Notre guide a abandonné le chauffeur maussade sans scrupules ni au-revoir, et nous sommes partis déjeuner. Nous étions seuls dans le resto entier avec une serveuse et de la musique à fond. Nous avons mangé de la nourriture de cantine, et en dessert avons eu un cookie à la crème à raser fluo, jaune ou rose au choix. Puis nous sommes repartis avec nos deux pilotes qui ont roulé pendant 2h à plus de 150km/h sur les routes défoncées traversant le désert. Le notre fera une pointe pour dépasser la voiture d'Olivier et d'Etienne: leur compteur à eux marchait, il indiquait 180 km/h, le notre était en panne... mais on les a vite doublés, et sans ceintures!

Nous avons quitté sans regrets Turkmenabad et son décors apocalyptique d'usines chimiques et de complexes industriels fumants au milieu du désert, avec la population mourant de faim parquée dans des barres d'immeubles en ruine sous des pylones haute-tension. De toute façon on ne voyait personne dehors, que des pancartes géantes louant le Président Dictateur Général: Saparmurad Nyiazov Turkmenbashi (qui s'écrit Turkmenba$y en V.O.), représentant son effigie dorée. Nous passions par des points de contrôle tous les 50km à plus ou moins grande vitesse. Nous avons longé des colonies établies contre les dunes du désert et écrasées de lumière aveuglante. Les quelques gens que nous voyions étaient entièrement couverts pour se protéger de la chaleur, seuls leurs yeux passaient à travers leurs foulards. Les Ouzbeks eux ne semblaient pas craindre la chaleur et restaient même nu-tête dans les champs en plein cagnard. C'était la première fois que je voyais celà, car en général dans les pays chauds les touristes sont les seuls à chercher le soleil! Ici aussi au milieu de nulle part, les soviets ont jugé bon de placer de beaux arrêts de bus en béton!
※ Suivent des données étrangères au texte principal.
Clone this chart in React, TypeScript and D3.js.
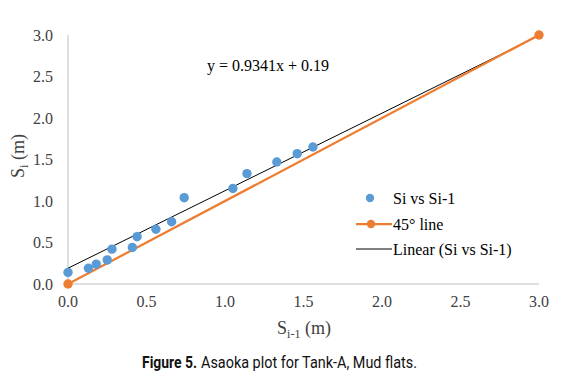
import { useEffect, useRef } from 'react';
import * as d3 from 'd3';

// Asaoka settlement pairs (m)
const siPrev = [0.0, 0.13, 0.18, 0.25, 0.28, 0.41, 0.44, 0.56, 0.66, 0.74, 1.05, 1.14, 1.33, 1.46, 1.56];
const si = [0.14, 0.19, 0.24, 0.29, 0.42, 0.44, 0.57, 0.66, 0.75, 1.04, 1.15, 1.33, 1.47, 1.57, 1.65];
const lineX = [0, 3];
const fitSlope = 0.9341;
const fitIntercept = 0.19;
const ticks = [0, 0.5, 1.0, 1.5, 2.0, 2.5, 3.0];

const BLUE = '#5B9BD5';
const ORANGE = '#ED7D31';
const SERIF = '"Liberation Serif", "Times New Roman", serif';
const CAPFONT = '"Liberation Sans Narrow", Roboto, sans-serif';

function App() {
  const svgRef = useRef<SVGSVGElement>(null);
  const width = 575;
  const height = 392;

  useEffect(() => {
    const svg = d3.select(svgRef.current);
    svg.selectAll('*').remove();

    const x = d3.scaleLinear().domain([0, 3]).range([68, 539]);
    const y = d3.scaleLinear().domain([0, 3]).range([284, 35]);

    // axis lines
    svg.append('line')
      .attr('x1', x(0)).attr('x2', x(3))
      .attr('y1', y(0)).attr('y2', y(0))
      .attr('stroke', '#bfbfbf').attr('stroke-width', 1);
    svg.append('line')
      .attr('x1', x(0)).attr('x2', x(0))
      .attr('y1', y(0)).attr('y2', y(3))
      .attr('stroke', '#bfbfbf').attr('stroke-width', 1);

    // tick labels
    svg.append('g').selectAll('text')
      .data(ticks)
      .join('text')
      .attr('x', 53)
      .attr('y', d => y(d))
      .attr('dy', '0.35em')
      .attr('text-anchor', 'end')
      .attr('font-family', SERIF)
      .attr('font-size', 16)
      .attr('fill', '#404040')
      .text(d => d.toFixed(1));

    svg.append('g').selectAll('text')
      .data(ticks)
      .join('text')
      .attr('x', d => x(d))
      .attr('y', 307)
      .attr('text-anchor', 'middle')
      .attr('font-family', SERIF)
      .attr('font-size', 16)
      .attr('fill', '#404040')
      .text(d => d.toFixed(1));

    // linear fit
    const line = d3.line<number>()
      .x(d => x(d))
      .y(d => y(fitSlope * d + fitIntercept));
    svg.append('path')
      .attr('d', line(lineX))
      .attr('fill', 'none')
      .attr('stroke', '#000')
      .attr('stroke-width', 1);

    // 45 degree line
    const diag = d3.line<number>().x(d => x(d)).y(d => y(d));
    svg.append('path')
      .attr('d', diag(lineX))
      .attr('fill', 'none')
      .attr('stroke', ORANGE)
      .attr('stroke-width', 2.25);
    svg.append('g').selectAll('circle')
      .data(lineX)
      .join('circle')
      .attr('cx', d => x(d))
      .attr('cy', d => y(d))
      .attr('r', 4.7)
      .attr('fill', ORANGE);

    // data points
    svg.append('g').selectAll('circle')
      .data(si)
      .join('circle')
      .attr('cx', (_, i) => x(siPrev[i]))
      .attr('cy', d => y(d))
      .attr('r', 4.7)
      .attr('fill', BLUE);

    // equation
    svg.append('text')
      .attr('x', 207)
      .attr('y', 71)
      .attr('font-family', SERIF)
      .attr('font-size', 16)
      .attr('fill', '#000')
      .text('y = 0.9341x + 0.19');

    // axis titles
    const yt = svg.append('text')
      .attr('transform', 'translate(24,156) rotate(-90)')
      .attr('text-anchor', 'middle')
      .attr('font-family', SERIF)
      .attr('font-size', 18)
      .attr('fill', '#404040');
    yt.append('tspan').text('S');
    yt.append('tspan').attr('font-size', 12).attr('dy', 4).text('i');
    yt.append('tspan').attr('dy', -4).text(' (m)');

    const xt = svg.append('text')
      .attr('x', 304)
      .attr('y', 334)
      .attr('text-anchor', 'middle')
      .attr('font-family', SERIF)
      .attr('font-size', 18)
      .attr('fill', '#404040');
    xt.append('tspan').text('S');
    xt.append('tspan').attr('font-size', 12).attr('dy', 4).text('i-1');
    xt.append('tspan').attr('dy', -4).text(' (m)');

    // legend
    const lg = svg.append('g').attr('font-family', SERIF).attr('font-size', 16).attr('fill', '#000');
    lg.append('circle').attr('cx', 370).attr('cy', 198).attr('r', 4.2).attr('fill', BLUE);
    lg.append('text').attr('x', 393).attr('y', 198).attr('dy', '0.35em').text('Si vs Si-1');
    lg.append('line').attr('x1', 356).attr('x2', 392).attr('y1', 224).attr('y2', 224)
      .attr('stroke', ORANGE).attr('stroke-width', 2.25);
    lg.append('circle').attr('cx', 371).attr('cy', 224).attr('r', 4.2).attr('fill', ORANGE);
    lg.append('text').attr('x', 393).attr('y', 224).attr('dy', '0.35em').text('45° line');
    lg.append('line').attr('x1', 356).attr('x2', 392).attr('y1', 249).attr('y2', 249)
      .attr('stroke', '#000').attr('stroke-width', 1);
    lg.append('text').attr('x', 393).attr('y', 249).attr('dy', '0.35em').text('Linear (Si vs Si-1)');

    // caption
    svg.append('text')
      .attr('x', 142)
      .attr('y', 368)
      .attr('font-family', CAPFONT)
      .attr('font-size', 16)
      .attr('font-weight', 'bold')
      .attr('fill', '#111')
      .attr('textLength', 55)
      .attr('lengthAdjust', 'spacingAndGlyphs')
      .text('Figure 5.');
    svg.append('text')
      .attr('x', 201)
      .attr('y', 368)
      .attr('font-family', CAPFONT)
      .attr('font-size', 16)
      .attr('fill', '#111')
      .attr('textLength', 216)
      .attr('lengthAdjust', 'spacingAndGlyphs')
      .text('Asaoka plot for Tank-A, Mud flats.');
  }, []);

  return (
    <svg
      ref={svgRef}
      width={width}
      height={height}
      style={{ position: 'absolute', left: 0, top: 0, background: '#fff' }}
    />
  );
}

export default App;
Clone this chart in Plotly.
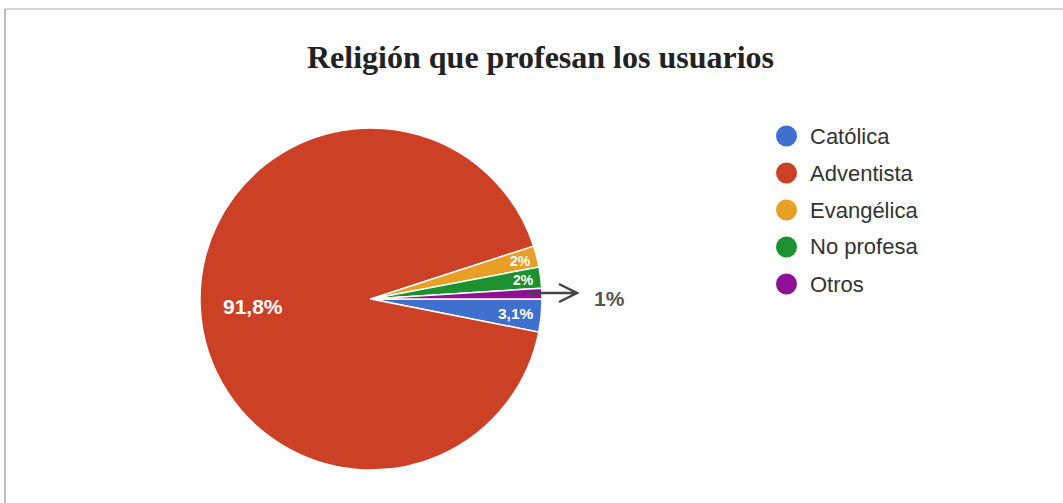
import math
import plotly.graph_objects as go

# Survey answers: religion of the users (percent of respondents)
categories = ["Católica", "Adventista", "Evangélica", "No profesa", "Otros"]
values = [3.1, 91.8, 2, 2, 1]
colors = ["#3f6fcf", "#cc4125", "#e99f26", "#1b9130", "#8f1097"]

W, H = 1063, 503

# pie geometry in pixels
CX, CY, R = 371, 299, 171

# label styling per slice: radial position (fraction of radius) and font size;
# None means the slice is called out with an arrow instead
label_rfrac = [0.85, 0.69, 0.90, 0.90, None]
label_size = [15.5, 21, 14, 14, None]


def fmt(v):
    return f"{v:g}%".replace(".", ",")


def px(x):
    return x / W


def py(y):
    return 1 - y / H


fig = go.Figure(
    go.Pie(
        labels=categories,
        values=values,
        sort=False,
        direction="clockwise",
        rotation=90,
        marker=dict(colors=colors, line=dict(color="white", width=1.5)),
        textinfo="none",
        hoverinfo="label+percent",
        domain=dict(x=[px(CX - R), px(CX + R)], y=[py(CY + R), py(CY - R)]),
        showlegend=False,
    )
)

annotations = [
    dict(text="<b>Religión que profesan los usuarios</b>",
         x=px(540), y=py(57), xref="paper", yref="paper",
         xanchor="center", yanchor="middle", showarrow=False,
         font=dict(family="Times New Roman, Liberation Serif, serif", size=32, color="#222222")),
]
shapes = []

# slice labels: placed along each slice's mid angle (clockwise from 3 o'clock)
total = sum(values)
cum = 0.0
for i, v in enumerate(values):
    mid = (cum + v / 2) / total * 2 * math.pi
    cum += v
    rf = label_rfrac[i]
    if rf is None:
        continue
    lx = CX + rf * R * math.cos(mid)
    ly = CY + rf * R * math.sin(mid)
    annotations.append(dict(text="<b>" + fmt(v) + "</b>", x=px(lx), y=py(ly),
                            xref="paper", yref="paper", xanchor="center", yanchor="middle",
                            showarrow=False,
                            font=dict(family="Arial, Liberation Sans, sans-serif",
                                      size=label_size[i], color="white")))

# callout arrow for the smallest slice
small_idx = label_rfrac.index(None)
ax0, ax1, ay, head = 528, 577, 293, 18
arrow_path = (f"M{px(ax0)},{py(ay)} L{px(ax1)},{py(ay)} "
              f"M{px(ax1 - head)},{py(ay - 9)} L{px(ax1)},{py(ay)} L{px(ax1 - head)},{py(ay + 9)}")
shapes.append(dict(type="path", xref="paper", yref="paper", path=arrow_path,
                   line=dict(color="#444444", width=2.5)))
annotations.append(dict(text="<b>" + fmt(values[small_idx]) + "</b>",
                        x=px(592), y=py(298), xref="paper", yref="paper",
                        xanchor="left", yanchor="middle", showarrow=False,
                        font=dict(family="Arial, Liberation Sans, sans-serif", size=21, color="#555555")))

# legend: coloured dot + name per category
leg_x, leg_y0, leg_dy, r = 786.5, 136, 37, 10.5
for i, (name, c) in enumerate(zip(categories, colors)):
    cy = leg_y0 + i * leg_dy
    shapes.append(dict(type="circle", xref="paper", yref="paper",
                       x0=px(leg_x - r), x1=px(leg_x + r), y0=py(cy + r), y1=py(cy - r),
                       fillcolor=c, line=dict(width=0)))
    annotations.append(dict(text=name, x=px(808), y=py(cy), xref="paper", yref="paper",
                            xanchor="left", yanchor="middle", showarrow=False,
                            font=dict(family="Arial, Liberation Sans, sans-serif", size=22, color="#333333")))

# frame lines along the top and left edges
shapes.append(dict(type="line", xref="paper", yref="paper", x0=px(5), x1=1, y0=py(9), y1=py(9),
                   line=dict(color="#c8c8c8", width=1.5)))
shapes.append(dict(type="line", xref="paper", yref="paper", x0=px(5), x1=px(5), y0=0, y1=py(9),
                   line=dict(color="#a8a8a8", width=1.5)))

fig.update_layout(
    width=W, height=H,
    margin=dict(l=0, r=0, t=0, b=0),
    paper_bgcolor="white", plot_bgcolor="white",
    separators=",.",
    annotations=annotations,
    shapes=shapes,
)

fig.write_html("out.html")
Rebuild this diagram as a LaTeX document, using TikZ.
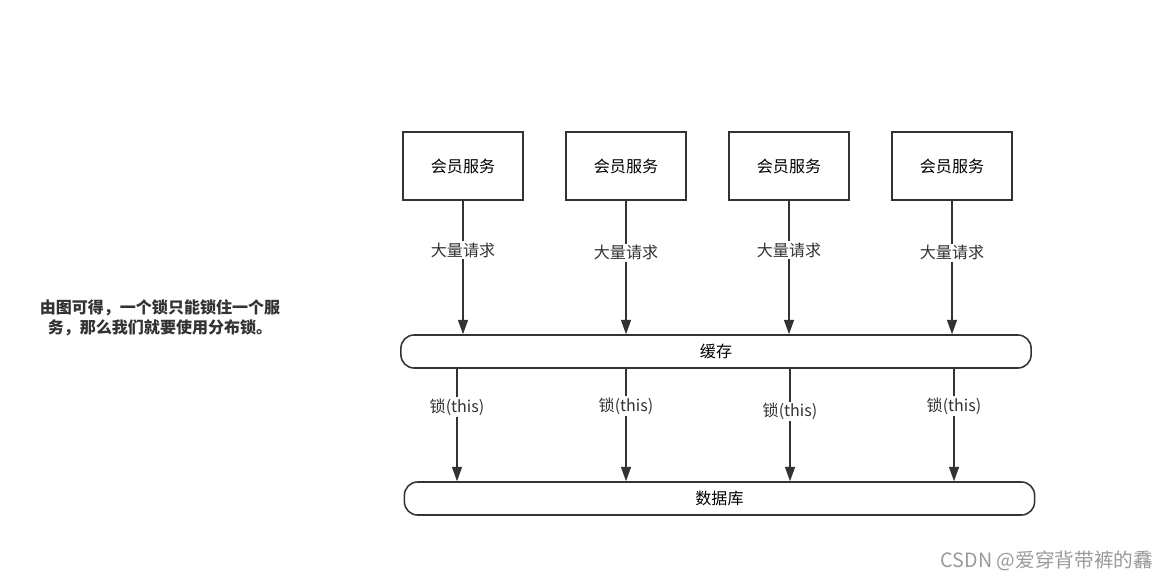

Nous avons visité Merv, ancienne capitale du pays Margouj le long du fleuve Mourgab. Les vestiges de la ville étaient tellement vieux qu'ils se sont transformées en montagnes. Dans ce pays on ne voyait plus comme en Ouzbékistan de l'architecture vieille de 500 ou 1000 an, mais de l'archéologie vieille de 1000 ou 5000! Ce n'étaient plus quelques touristes qui fréquentaient ces lieux mais plutot des troupeaux de moutons. La vieille Merv remonte de -2500 à -7000 ans! Nous avons visité les murailles où Etienne s'est cassé la figure, avons ramassé quelques tessons de poteries datant de Mathusalem. Nous avons rencontré un archéologue russo-britannique perdu seul au fond de son trou en train de creuser, qui s'est arrêté pour nous expliquer son métier et nous décrire les fouilles pendant une demi-heure. Puis il est redescendu pour creuser, et nous sommes partis pour aller voir le grand mausolée du Sultan Sanjar, perdu au coeur du désert et en cours de reconstruction. Les deux dôme imbriqués mesurent 56m de haut, et se voient à des kilomètres à la ronde. Enfin, nous avons visité un petit mausolée tenu par un vieil ermite et son chien, près d'un ancien réservoire à pluie alimentant en eau les caravannes toute l'année. Puis nous sommes allés visiter la maison glacière de forme conique au milieu des champs. La nuit tombait, l'odeur de choux était bonne dans la fraîcheur du soir au milieu des champs irrigués et de la brume montant du petit canal. Dans cette maison glacière, on consevait la neige de l'hiver pendant deux saisons! Le sol n'était pas de terre mais de poussière, se soulevant en volutes étouffantes à chaque pas.

Enfin, nous avons fait route jusqu'à Mary où nous avons débarqué dans un hôtel soviétique, dans le quel nous étions les seuls résidents. Nous y avons découvert une chambre top kitsch avec vue sur les silos et la gare de triage, et des sanitaires inénarables, bien pires que ceux du B&B de Boukhara, qui nous ont repoussé les limites de nos connaissance un peu plus loin. En deux mots, ils étaient Bilalesques! Les carrelage était tellement mal posé, que Régis a suggéré que la méthode de la Révolution Culturelle chinoise consistant à envoyer les intellectuels aux champs avait été appliquée ici, avec sans doute un grand écrivain ayant été forcé de poser les carrreaux... Ici tout comme à Boukhara, il est possible de prendre une douche tout en étant assis sur la cuvette innommable des WC et en se brossant les dents au dessus du lavabo en même temps. Après nous être posés, nous sommes repartis en ville où nos chauffeurs nous ont emmené au restaurant pour touristes. Encore une fois nous étions seuls avec de la musique et une serveuse blonde... complètement décallée. Enfin retour à travers les rues brillamment illuminées mais complètement vides, mis à part quelques patrouilles de soldats passant entre les fontaines multicolores. Encore une fois, de jour comme de nuit, ce pays ne nous a paru que désolation et poudre aux yeux. Ici pas de règles, les gros 4x4 et BMW rutilantes hantent les rues poussiéreuses et désertes, à part quelques monuments d'or et de marbre gigantesques ordonnés par le dictateur fou. Les écoliers sortent de classe en portant l'uniforme national clinquant. Tout le monde travaille dur, cherche à trouver de quoi manger et essaie de ne pas se faire envoyer en prison.